Frequent anaphora makes the language of "Renouncement" sound more emphatic and intense. In the opening lines, for instance, the repetition of the word "I" helps to convey the speaker's passionate conviction:
I must not think of thee; and tired yet strong,
I shun the thought that lurks in all delight—
She declares that she "must not think" of her beloved, and then doubles down on this statement in the very next line: she "shun[s]," or actively, vehemently rejects, "the thought" of this person. This is easier said than done, of course, given that everything "delight[ful] seems to remind the speaker of her beloved—something the anaphora of "and in the" in lines 3-4 makes clear:
[...] and in the blue heaven's height,
And in the sweetest passage of a song.
The thought of this person "lurks" both "in the blue heaven's height [...] And in the sweetest passage of a song." Anaphora (and polysyndeton with that repetition of the word "and") creates the sense that the speaker could go on and on; there are likely plenty more places where thoughts of her beloved hide.
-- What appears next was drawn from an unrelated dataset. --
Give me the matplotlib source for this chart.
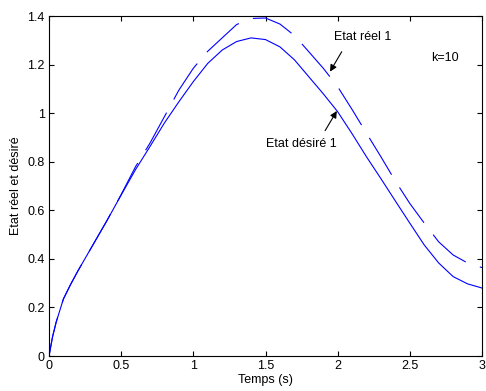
import matplotlib
matplotlib.use('Agg')
import matplotlib.pyplot as plt
import numpy as np

t = [0, 0.025, 0.05, 0.1, 0.15, 0.2, 0.3, 0.4, 0.5, 0.6, 0.7, 0.8, 0.9, 1.0, 1.1, 1.2, 1.3, 1.4, 1.5,
     1.6, 1.7, 1.8, 1.9, 2.0, 2.1, 2.2, 2.3, 2.4, 2.5, 2.6, 2.7, 2.8, 2.9, 3.0]

# etat desire (trait plein)
desire = [0, 0.08, 0.14, 0.235, 0.295, 0.35, 0.453, 0.556, 0.663, 0.768, 0.863, 0.96, 1.047, 1.13, 1.205,
          1.26, 1.295, 1.31, 1.303, 1.273, 1.22, 1.15, 1.08, 1.006, 0.915, 0.82, 0.73, 0.638, 0.547,
          0.457, 0.383, 0.327, 0.297, 0.28]

# etat reel (tirets)
reel = [0, 0.08, 0.14, 0.235, 0.295, 0.35, 0.453, 0.556, 0.665, 0.78, 0.877, 0.986, 1.095, 1.185, 1.255,
        1.31, 1.365, 1.39, 1.392, 1.367, 1.32, 1.253, 1.185, 1.109, 1.015, 0.917, 0.82, 0.72, 0.628,
        0.547, 0.47, 0.416, 0.383, 0.364]

plt.rcParams['font.family'] = ['Liberation Sans', 'DejaVu Sans']
plt.rcParams['font.size'] = 9
plt.rcParams['lines.scale_dashes'] = False

fig = plt.figure(figsize=(4.86, 3.91), dpi=100)
ax = fig.add_axes([0.1008, 0.0895, 0.891, 0.8695])
ax.set_xlim(0, 3)
ax.set_ylim(0, 1.4)

# dash pattern in pixels (43 on, 15 off), phase chosen so a gap starts near t=1.68
on_px, off_px = 43.0, 15.0
per = on_px + off_px
xy = ax.transData.transform(np.column_stack([t, reel]))
seg = np.hypot(np.diff(xy[:, 0]), np.diff(xy[:, 1]))
cum = np.concatenate([[0], np.cumsum(seg)])
L = np.interp(1.68, t, cum)
off = (on_px - L) % per
k = 72.0 / fig.dpi

ax.plot(t, desire, color='#0000ff', lw=0.8)
ax.plot(t, reel, color='#0000ff', lw=0.8, linestyle=(off * k, (on_px * k, off_px * k)))

ax.set_xticks([0, 0.5, 1, 1.5, 2, 2.5, 3])
ax.set_xticklabels(['0', '0.5', '1', '1.5', '2', '2.5', '3'])
ax.set_yticks([0, 0.2, 0.4, 0.6, 0.8, 1, 1.2, 1.4])
ax.set_yticklabels(['0', '0.2', '0.4', '0.6', '0.8', '1', '1.2', '1.4'])
ax.tick_params(direction='in', top=True, right=True, length=3.5, width=0.8, pad=3)
for s in ax.spines.values():
    s.set_linewidth(0.8)

ax.set_xlabel('Temps (s)', labelpad=1)
ax.set_ylabel('Etat réel et désiré', labelpad=4)

arr = dict(arrowstyle='-|>', color='k', lw=0.8, mutation_scale=10, shrinkA=0, shrinkB=0)
ax.text(1.975, 1.313, 'Etat réel 1', va='center', ha='left')
ax.annotate('', xy=(1.947, 1.171), xytext=(2.028, 1.253), arrowprops=arr)
ax.text(1.504, 0.873, 'Etat désiré 1', va='center', ha='left')
ax.annotate('', xy=(1.994, 1.009), xytext=(1.913, 0.928), arrowprops=arr)
ax.text(2.645, 1.226, 'k=10', va='center', ha='left')

fig.savefig('out.png', dpi=100)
Anaphora also creates a sense of forward momentum here and throughout the poem. Listen to the repetition of "When" in lines 9-10, which calls attention to the shift that happens as day turns to night and the speaker can no longer control her desire:
But when sleep comes to close each difficult day,
When night gives pause to the long watch I keep,
Anaphora drags the transition from night to day out, building anticipation. That anticipation then gets released with the exuberant anaphora in the poem's final line: "I run, I rum, I am gathered to thy heart."